07/08/2025

De rechtbank van eerste aanleg Leuven heeft vandaag een jager veroordeeld voor inbreuken op het Soortenbesluit en het Jachtdecreet. De beklaagde werd eind 2023 door de Natuurinspectie betrapt toen hij op een jachtterrein in Boutersem tamme fazanten aan het uitzetten was met het oog op de jacht. De rechtbank spreekt van moreel verwerpelijke praktijken, die het duurzaam wildbeheer en de volksgezondheid schade toebrengen. 

Feiten 

De feiten werden vastgesteld op 20 november 2023 tijdens een uitgebreid toezicht door de Natuurinspectie op een jachtterrein gelegen in Vertrijk (Boutersem). Dit toezicht vond plaats naar aanleiding van eerdere geruchten over het uitzetten van fazanten met het oog op de jacht.

Omstreeks 20 uur 's avonds werd de beklaagde in de onmiddellijke omgeving van het jachtterrein aangetroffen met zijn voertuig. De beklaagde kon geen verklaring geven voor zijn aanwezigheid. De laadbak van zijn voertuig bevatte recente uitwerpselen, pluimen en veren van fazanten.

Enkele honderden meters verderop vond de Natuurinspectie een tiental kartonnen dozen, die typisch gebruikt worden voor het transport van fazanten. In vier van deze dozen bevonden zich 21 nog levende, niet-geringde fazanten. De overige dozen waren leeg, op enkele uitwerpselen, pluimen en veren van fazanten na. Aan de staat van de dozen kon de Natuurinspectie afleiden dat ze nog maar pas in het aanwezige gewas waren achtergelaten.

Op ongeveer 450 meter van het voertuig van de beklaagde trof de Natuurinspectie dezelfde avond nog een tweede voertuig aan. In de buurt van dit voertuig werden ook enkele lege transportdozen gevonden met daarin uitwerpselen, pluimen en veren van fazanten. Het voertuig was niet slotvast achtergelaten en bleek eigendom te zijn van een familielid van de beklaagde. De eigenaar van dit tweede voertuig verklaarde tijdens zijn verhoor dat hij telefonisch had afgesproken met de beklaagde om naar het jachtterrein te gaan. Ter plaatse zou de beklaagde hem te kennen hebben gegeven dat het de bedoeling was om fazanten uit te zetten voor de jacht. 

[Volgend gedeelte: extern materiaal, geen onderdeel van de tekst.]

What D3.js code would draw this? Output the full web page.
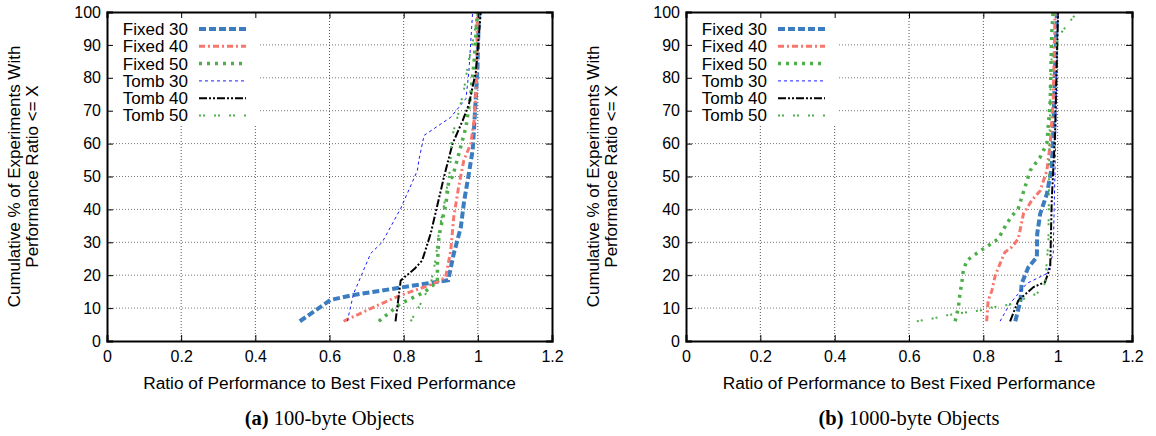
<!DOCTYPE html>
<html>
<head>
<meta charset="utf-8">
<script src="https://cdn.jsdelivr.net/npm/d3@7"></script>
<style>
  html, body { margin: 0; padding: 0; background: #fff; }
  svg { display: block; }
  text { font-family: "Liberation Sans", Arial, Helvetica, sans-serif; fill: #000; }
  .cap { font-family: "Liberation Serif", "Times New Roman", serif; }
</style>
</head>
<body>
<svg id="chart" width="1156" height="436"></svg>
<script>
// ---------- data ----------
const xTicks = [0, 0.2, 0.4, 0.6, 0.8, 1, 1.2];
const yTicks = [0, 10, 20, 30, 40, 50, 60, 70, 80, 90, 100];
const seriesNames = ["Fixed 30", "Fixed 40", "Fixed 50", "Tomb 30", "Tomb 40", "Tomb 50"];
const xTitle = "Ratio of Performance to Best Fixed Performance";
const yTitle = ["Cumulative % of Experiments With", "Performance Ratio <= X"];
const captionLetters = ["(a)", "(b)"];
const captionTexts = [" 100-byte Objects", " 1000-byte Objects"];

// panel (a): [ratio, cumulative %]
const aFixed30 = [[0.52,6],[0.603,12.5],[0.665,14],[0.79,16.2],[0.92,18.5],[0.935,26.5],[0.954,34.5],[0.963,42.5],[0.976,51],[0.986,58],[0.99,65],[0.994,73],[0.999,83],[1.003,100]];
const aFixed40 = [[0.638,6],[0.729,10.8],[0.79,13.8],[0.88,17.4],[0.913,19.3],[0.927,27.5],[0.935,37.6],[0.948,46.7],[0.962,54.8],[0.981,60],[0.99,67],[0.996,78],[0.999,100]];
const aFixed50 = [[0.733,6],[0.792,11.4],[0.855,14.8],[0.891,18],[0.891,23.5],[0.895,31.6],[0.904,36.6],[0.914,41.8],[0.922,48.8],[0.932,50],[0.949,57],[0.968,65],[0.981,75],[0.99,85],[0.999,100]];
const aTomb30  = [[0.648,6],[0.665,14.4],[0.711,26.6],[0.742,30],[0.792,40.3],[0.837,51.8],[0.841,55],[0.855,62.5],[0.927,68],[0.968,73.7],[0.976,82],[0.986,100]];
const aTomb40  = [[0.778,6],[0.792,18.4],[0.83,22],[0.85,24.5],[0.873,32.7],[0.909,50],[0.932,60],[0.959,67],[0.976,72],[0.995,82],[1.008,100]];
const aTomb50  = [[0.819,6],[0.846,11.4],[0.873,17.4],[0.885,24],[0.895,33],[0.91,42],[0.925,52],[0.93,62],[0.945,68],[0.962,76],[0.975,85],[0.99,93],[1.0,100]];

// panel (b)
const bFixed30 = [[0.886,6],[0.9,12.3],[0.903,17.4],[0.921,22.4],[0.944,25.5],[0.945,32.6],[0.953,38.7],[0.971,44.7],[0.984,52.8],[0.988,63],[0.993,83],[0.998,100]];
const bFixed40 = [[0.809,6],[0.813,12.3],[0.823,15.3],[0.832,19.9],[0.845,23.5],[0.858,27],[0.876,28.5],[0.894,31],[0.908,38.7],[0.93,42.7],[0.953,45.7],[0.971,51.8],[0.98,60],[0.988,73],[0.993,100]];
const bFixed50 = [[0.724,6],[0.733,10.3],[0.737,14.4],[0.742,17.5],[0.746,21.4],[0.756,24.5],[0.774,26],[0.8,28],[0.84,31],[0.863,35.7],[0.877,38],[0.894,40.3],[0.926,51.8],[0.953,55.9],[0.971,60],[0.98,73],[0.984,93.5],[0.988,100]];
const bTomb30  = [[0.845,6],[0.872,11.4],[0.917,17.5],[0.971,20.5],[0.988,26.6],[0.993,52.8],[1.001,100]];
const bTomb40  = [[0.872,6],[0.894,12.3],[0.935,16.4],[0.966,17.9],[0.98,22.4],[0.984,42.7],[0.993,63],[1.001,100]];
const bTomb50  = [[0.621,6],[0.666,6.9],[0.702,7.8],[0.74,8.5],[0.791,9.3],[0.827,10.3],[0.872,11.1],[0.944,14.4],[0.966,17.5],[0.975,30],[0.978,60],[0.982,85],[1.005,93],[1.025,96],[1.053,100]];

// ---------- styles ----------
const styles = [
  { color: "#3b7dc0", width: 4,   dash: "7,3" },
  { color: "#f7776f", width: 3,   dash: "6,3,2,3" },
  { color: "#4daf4a", width: 3.5, dash: "3,5" },
  { color: "#1a1aff", width: 1,   dash: "3,3" },
  { color: "#000000", width: 2,   dash: "8,2,2,2,2,2" },
  { color: "#4daf4a", width: 2,   dash: "2,2,2,9" }
];

const panels = [
  { left: 107, right: 552, series: [aFixed30, aFixed40, aFixed50, aTomb30, aTomb40, aTomb50] },
  { left: 686, right: 1132, series: [bFixed30, bFixed40, bFixed50, bTomb30, bTomb40, bTomb50] }
];
const plotTop = 12, plotBottom = 341;

const svg = d3.select("#chart");

panels.forEach((p, pi) => {
  const x = d3.scaleLinear().domain([0, 1.2]).range([p.left, p.right]);
  const y = d3.scaleLinear().domain([0, 100]).range([plotBottom, plotTop]);
  const g = svg.append("g");

  // grid
  g.selectAll(".vg").data(xTicks.filter(t => t > 0 && t < 1.2)).enter().append("line")
    .attr("x1", d => x(d)).attr("x2", d => x(d)).attr("y1", plotTop).attr("y2", plotBottom)
    .attr("stroke", "#555").attr("stroke-width", 1).attr("stroke-dasharray", "1,2");
  g.selectAll(".hg").data(yTicks.filter(t => t > 0 && t < 100)).enter().append("line")
    .attr("x1", p.left).attr("x2", p.right).attr("y1", d => y(d)).attr("y2", d => y(d))
    .attr("stroke", "#777").attr("stroke-width", 1).attr("stroke-dasharray", "1,2");

  // legend background
  g.append("rect").attr("x", p.left + 1).attr("y", plotTop + 1).attr("width", 151).attr("height", 112).attr("fill", "#fff");

  // clip
  const cid = "clip" + pi;
  svg.append("clipPath").attr("id", cid).append("rect")
    .attr("x", p.left).attr("y", plotTop).attr("width", p.right - p.left).attr("height", plotBottom - plotTop);

  const line = d3.line().x(d => x(d[0])).y(d => y(d[1]));
  const lg = g.append("g").attr("clip-path", `url(#${cid})`);
  p.series.forEach((s, i) => {
    lg.append("path").datum(s).attr("d", line).attr("fill", "none")
      .attr("stroke", styles[i].color).attr("stroke-width", styles[i].width)
      .attr("stroke-dasharray", styles[i].dash);
  });

  // axes (ticks inward, mirrored)
  const axB = d3.axisBottom(x).tickValues(xTicks).tickSize(-6).tickPadding(10).tickFormat(d3.format("~g"));
  const axT = d3.axisTop(x).tickValues(xTicks).tickSize(-6).tickFormat("");
  const axL = d3.axisLeft(y).tickValues(yTicks).tickSize(-6).tickPadding(6);
  const axR = d3.axisRight(y).tickValues(yTicks).tickSize(-6).tickFormat("");
  [[axB, `translate(0,${plotBottom})`], [axT, `translate(0,${plotTop})`], [axL, `translate(${p.left},0)`], [axR, `translate(${p.right},0)`]]
    .forEach(([ax, tr]) => {
      const a = g.append("g").attr("transform", tr).call(ax);
      a.select(".domain").attr("stroke", "#000").attr("stroke-width", 2);
      a.selectAll(".tick line").attr("stroke", "#000").attr("stroke-width", 1);
      a.selectAll("text").style("font-size", "16px").style("font-family", "Liberation Sans, Arial, sans-serif").attr("fill", "#000");
    });

  // legend
  seriesNames.forEach((n, i) => {
    const ly = 29 + i * 17.3;
    g.append("text").attr("x", p.left + 81).attr("y", ly).attr("dy", "0.35em")
      .attr("text-anchor", "end").style("font-size", "17px").text(n);
    g.append("line").attr("x1", p.left + 92).attr("x2", p.left + 139).attr("y1", ly).attr("y2", ly)
      .attr("stroke", styles[i].color).attr("stroke-width", styles[i].width)
      .attr("stroke-dasharray", styles[i].dash);
  });

  // x title
  const cx = (p.left + p.right) / 2;
  g.append("text").attr("x", cx).attr("y", 389).attr("text-anchor", "middle")
    .style("font-size", "17.3px").text(xTitle);

  // y title
  const yc = (plotTop + plotBottom) / 2;
  yTitle.forEach((t, k) => {
    g.append("text").attr("transform", `translate(${p.left - 87 + k * 18},${yc}) rotate(-90)`)
      .attr("text-anchor", "middle").style("font-size", "17px").text(t);
  });

  // caption
  const cap = g.append("text").attr("class", "cap").attr("x", cx).attr("y", 425)
    .attr("text-anchor", "middle").style("font-size", "20.5px");
  cap.append("tspan").style("font-weight", "bold").text(captionLetters[pi]);
  cap.append("tspan").text(captionTexts[pi]);
});
</script>
</body>
</html>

Bij de beklaagde werd ook een huiszoeking uitgevoerd, waarbij de politie diverse wapens en een grote hoeveelheid munitie aantrof. 

De beklaagde is jachtrechthouder van het jachtterrein waarop de fazanten werden aangetroffen. Hij weigerde over deze feiten verhoord te worden door de Natuurinspectie. 

Oordeel rechtbank

De rechtbank verklaart de beklaagde schuldig aan inbreuken op het Soortenbesluit (ter bescherming van dier- en plantensoorten) en het Jachtdecreet van de Vlaamse overheid. De beklaagde heeft minstens 21 tamme fazanten vervoerd en uitgezet in het wild. Deze feiten vonden plaats ten nadele van vzw Vogelbescherming Vlaanderen, dat zich burgerlijke partij had gesteld. 

De beklaagde wordt op strafgebied veroordeeld tot een effectieve geldboete van 8.000 euro. 

Daarnaast moet de beklaagde op burgerlijk vlak aan de vzw Vogelbescherming Vlaanderen een schadevergoeding betalen van 1.500 euro, te vermeerderen met de interesten aan de wettelijke interestvoet vanaf 20 november 2023. De rechtbank is immers van oordeel dat deze bewezen feiten onmiddellijk raken aan de statutaire doelstellingen van de vzw Vogelbescherming Vlaanderen. 

Motivering rechtbank

In haar motivering spreekt de rechter over ernstige en moreel verwerpelijke praktijken. Het uitzetten van tamme vogels in het wild om deze vervolgens te kunnen bejagen, toont aan dat beklaagde als jager het eigen plezier verkiest boven het belang van een duurzaam wildbeheer en de volksgezondheid. Deze houding is in onze samenleving voor een jager volstrekt onaanvaardbaar. De rechtbank is daarom van oordeel dat de beklaagde een krachtig signaal moet krijgen dat deze feiten maatschappelijk niet worden getolereerd.